(What is asked)
Write the data out again exactly, dropping any images it holds.

****************************************

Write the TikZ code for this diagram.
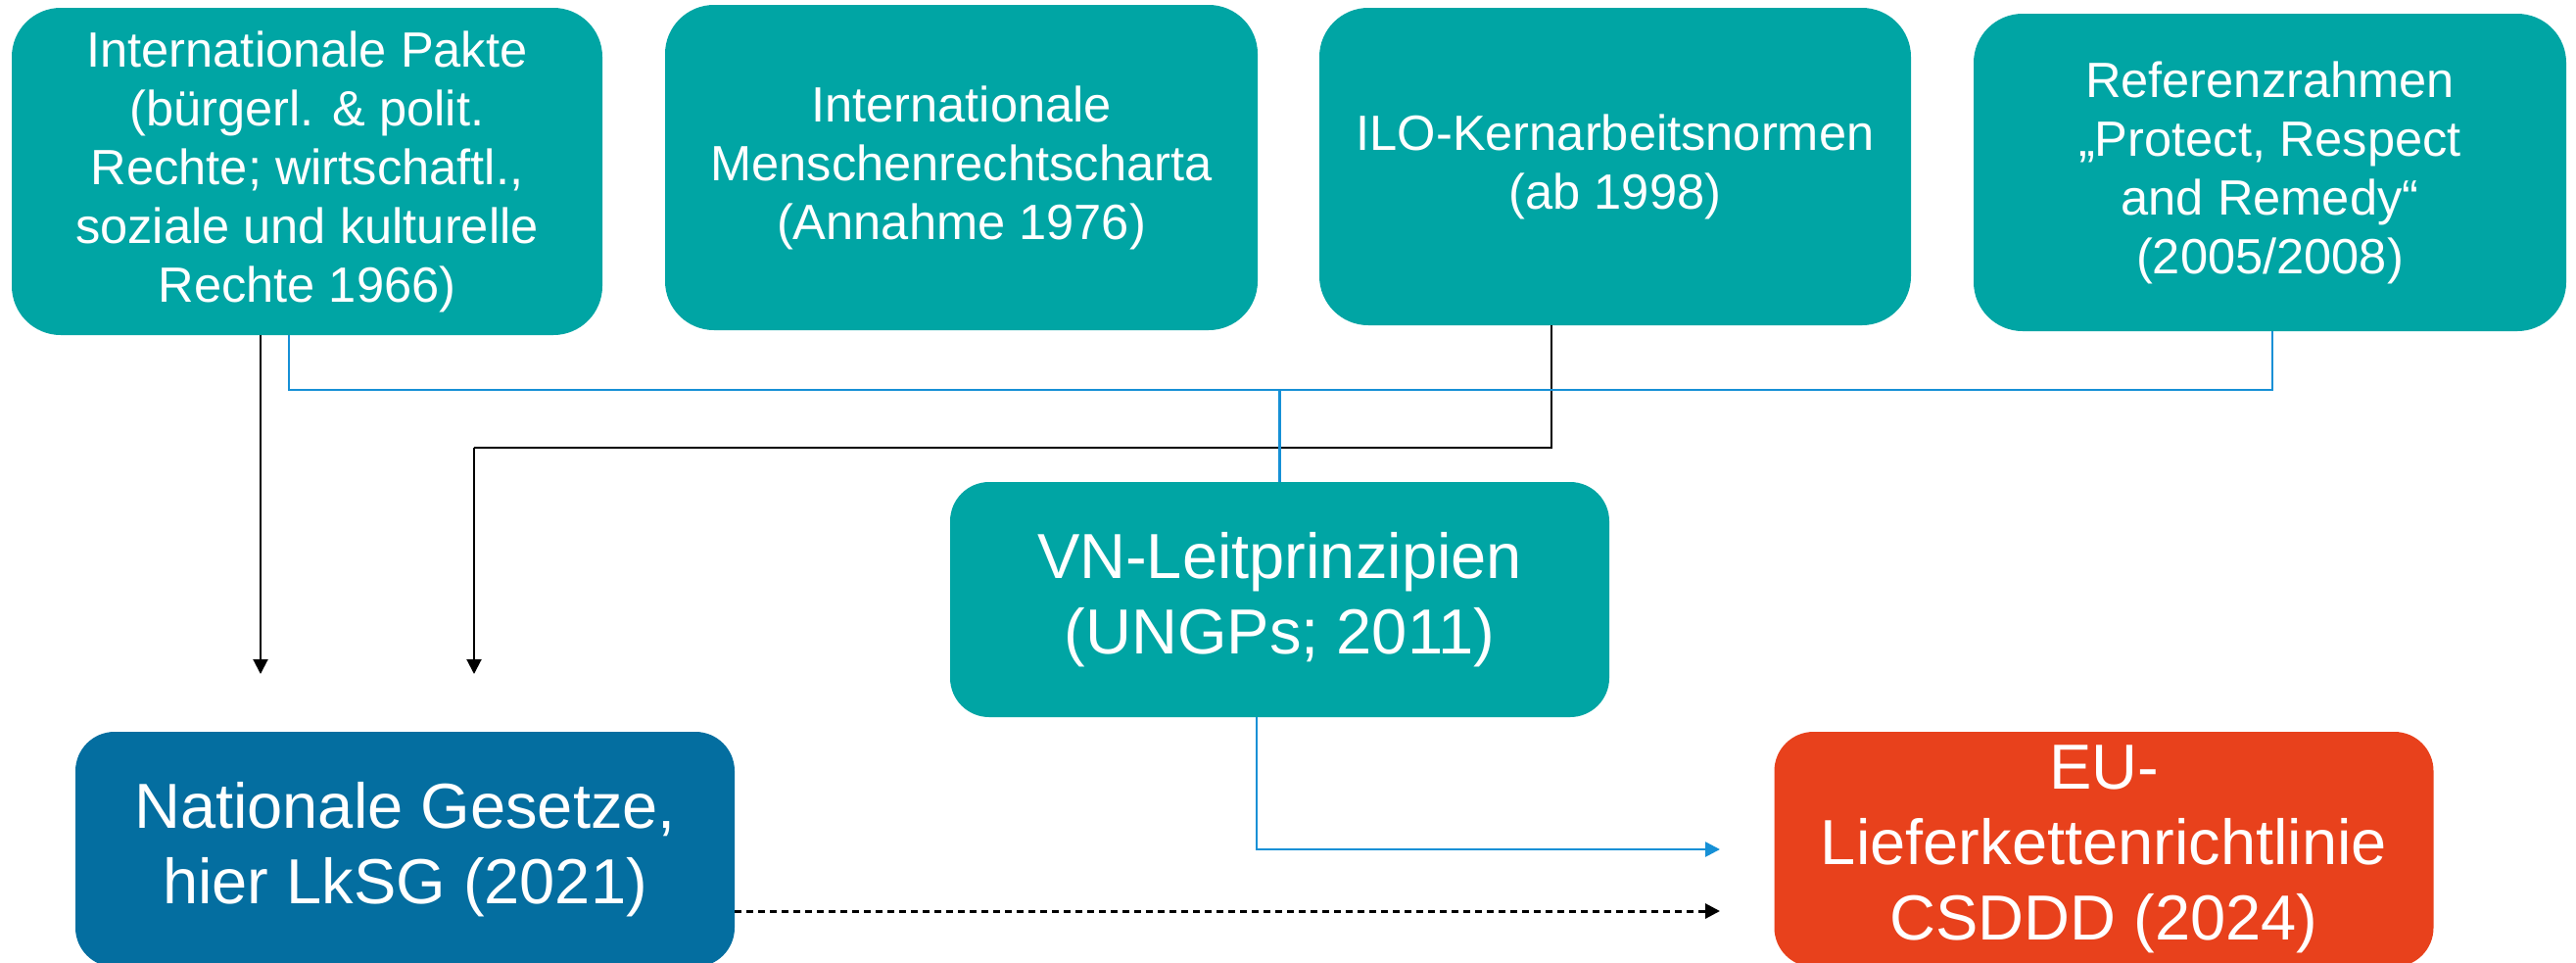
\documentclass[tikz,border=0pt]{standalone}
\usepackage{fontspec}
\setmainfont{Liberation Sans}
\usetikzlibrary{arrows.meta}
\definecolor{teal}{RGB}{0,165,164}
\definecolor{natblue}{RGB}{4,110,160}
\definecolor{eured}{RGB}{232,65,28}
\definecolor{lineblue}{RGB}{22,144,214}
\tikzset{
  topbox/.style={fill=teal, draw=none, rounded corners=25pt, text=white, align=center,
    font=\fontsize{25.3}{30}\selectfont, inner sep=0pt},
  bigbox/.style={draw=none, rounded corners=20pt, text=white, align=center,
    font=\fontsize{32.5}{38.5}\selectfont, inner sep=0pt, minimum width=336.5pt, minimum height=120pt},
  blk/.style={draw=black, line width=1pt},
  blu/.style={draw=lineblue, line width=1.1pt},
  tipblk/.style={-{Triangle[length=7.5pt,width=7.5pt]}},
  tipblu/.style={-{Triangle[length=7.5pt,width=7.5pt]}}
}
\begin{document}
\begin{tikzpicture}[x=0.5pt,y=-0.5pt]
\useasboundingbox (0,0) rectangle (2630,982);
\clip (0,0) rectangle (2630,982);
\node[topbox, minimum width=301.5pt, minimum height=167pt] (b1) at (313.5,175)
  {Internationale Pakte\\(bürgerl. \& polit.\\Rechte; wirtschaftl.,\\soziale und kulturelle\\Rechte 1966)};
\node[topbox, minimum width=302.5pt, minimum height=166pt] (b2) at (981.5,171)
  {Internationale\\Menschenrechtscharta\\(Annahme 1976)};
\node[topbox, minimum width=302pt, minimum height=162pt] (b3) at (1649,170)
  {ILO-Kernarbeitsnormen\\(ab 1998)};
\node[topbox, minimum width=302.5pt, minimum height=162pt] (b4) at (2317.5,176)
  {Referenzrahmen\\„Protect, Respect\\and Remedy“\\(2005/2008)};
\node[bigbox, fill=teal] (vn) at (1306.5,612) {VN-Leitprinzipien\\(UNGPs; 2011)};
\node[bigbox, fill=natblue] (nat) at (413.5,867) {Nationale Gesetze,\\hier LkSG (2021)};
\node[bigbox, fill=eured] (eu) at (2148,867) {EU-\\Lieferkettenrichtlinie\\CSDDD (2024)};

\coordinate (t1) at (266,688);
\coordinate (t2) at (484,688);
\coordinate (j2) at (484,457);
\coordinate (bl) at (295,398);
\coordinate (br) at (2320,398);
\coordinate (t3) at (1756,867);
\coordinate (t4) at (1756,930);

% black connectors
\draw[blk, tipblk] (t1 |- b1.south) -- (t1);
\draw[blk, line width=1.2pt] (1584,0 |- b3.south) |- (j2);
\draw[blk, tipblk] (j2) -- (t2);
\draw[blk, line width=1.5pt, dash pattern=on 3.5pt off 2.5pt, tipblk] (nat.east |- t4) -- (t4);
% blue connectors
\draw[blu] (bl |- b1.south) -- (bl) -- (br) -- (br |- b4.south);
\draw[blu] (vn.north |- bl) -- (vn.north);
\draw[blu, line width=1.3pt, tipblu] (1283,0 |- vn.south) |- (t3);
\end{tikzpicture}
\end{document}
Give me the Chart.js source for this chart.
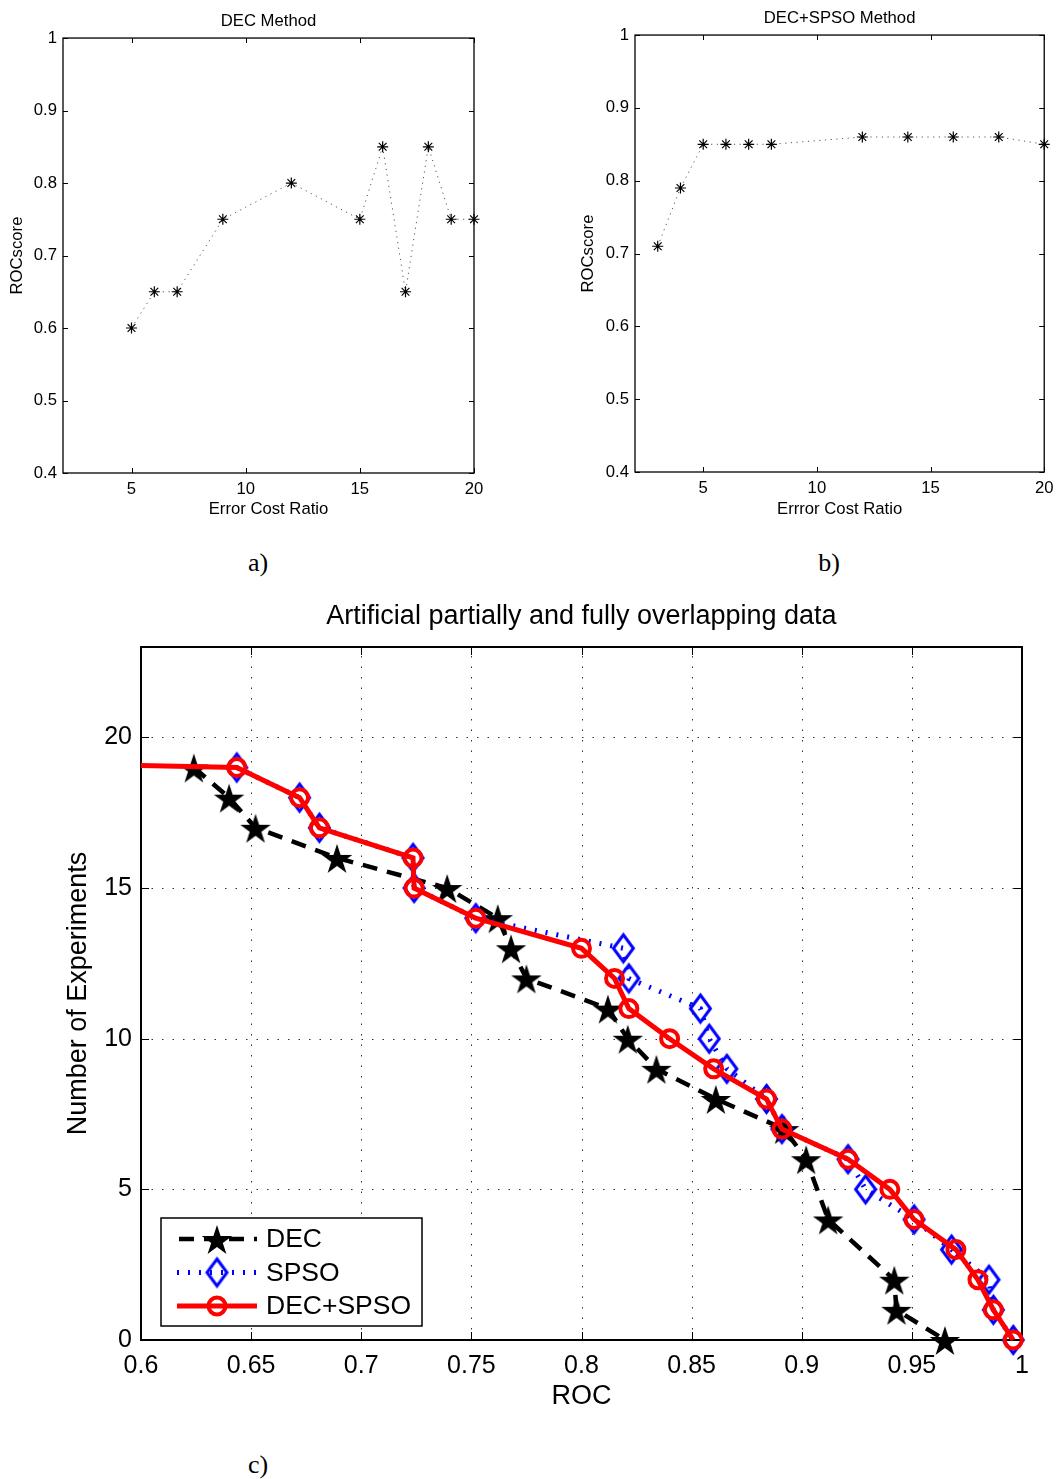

****************************************

(Result for this task)
Write the TikZ code for this diagram.
\documentclass[tikz,border=0pt]{standalone}
\usepackage{fontspec}
\setmainfont{Liberation Sans}
\usetikzlibrary{arrows.meta}
\definecolor{teal}{RGB}{0,165,164}
\definecolor{natblue}{RGB}{4,110,160}
\definecolor{eured}{RGB}{232,65,28}
\definecolor{lineblue}{RGB}{22,144,214}
\tikzset{
  topbox/.style={fill=teal, draw=none, rounded corners=25pt, text=white, align=center,
    font=\fontsize{25.3}{30}\selectfont, inner sep=0pt},
  bigbox/.style={draw=none, rounded corners=20pt, text=white, align=center,
    font=\fontsize{32.5}{38.5}\selectfont, inner sep=0pt, minimum width=336.5pt, minimum height=120pt},
  blk/.style={draw=black, line width=1pt},
  blu/.style={draw=lineblue, line width=1.1pt},
  tipblk/.style={-{Triangle[length=7.5pt,width=7.5pt]}},
  tipblu/.style={-{Triangle[length=7.5pt,width=7.5pt]}}
}
\begin{document}
\begin{tikzpicture}[x=0.5pt,y=-0.5pt]
\useasboundingbox (0,0) rectangle (2630,982);
\clip (0,0) rectangle (2630,982);
\node[topbox, minimum width=301.5pt, minimum height=167pt] (b1) at (313.5,175)
  {Internationale Pakte\\(bürgerl. \& polit.\\Rechte; wirtschaftl.,\\soziale und kulturelle\\Rechte 1966)};
\node[topbox, minimum width=302.5pt, minimum height=166pt] (b2) at (981.5,171)
  {Internationale\\Menschenrechtscharta\\(Annahme 1976)};
\node[topbox, minimum width=302pt, minimum height=162pt] (b3) at (1649,170)
  {ILO-Kernarbeitsnormen\\(ab 1998)};
\node[topbox, minimum width=302.5pt, minimum height=162pt] (b4) at (2317.5,176)
  {Referenzrahmen\\„Protect, Respect\\and Remedy“\\(2005/2008)};
\node[bigbox, fill=teal] (vn) at (1306.5,612) {VN-Leitprinzipien\\(UNGPs; 2011)};
\node[bigbox, fill=natblue] (nat) at (413.5,867) {Nationale Gesetze,\\hier LkSG (2021)};
\node[bigbox, fill=eured] (eu) at (2148,867) {EU-\\Lieferkettenrichtlinie\\CSDDD (2024)};

\coordinate (t1) at (266,688);
\coordinate (t2) at (484,688);
\coordinate (j2) at (484,457);
\coordinate (bl) at (295,398);
\coordinate (br) at (2320,398);
\coordinate (t3) at (1756,867);
\coordinate (t4) at (1756,930);

% black connectors
\draw[blk, tipblk] (t1 |- b1.south) -- (t1);
\draw[blk, line width=1.2pt] (1584,0 |- b3.south) |- (j2);
\draw[blk, tipblk] (j2) -- (t2);
\draw[blk, line width=1.5pt, dash pattern=on 3.5pt off 2.5pt, tipblk] (nat.east |- t4) -- (t4);
% blue connectors
\draw[blu] (bl |- b1.south) -- (bl) -- (br) -- (br |- b4.south);
\draw[blu] (vn.north |- bl) -- (vn.north);
\draw[blu, line width=1.3pt, tipblu] (1283,0 |- vn.south) |- (t3);
\end{tikzpicture}
\end{document}
Give me the Chart.js source for this chart.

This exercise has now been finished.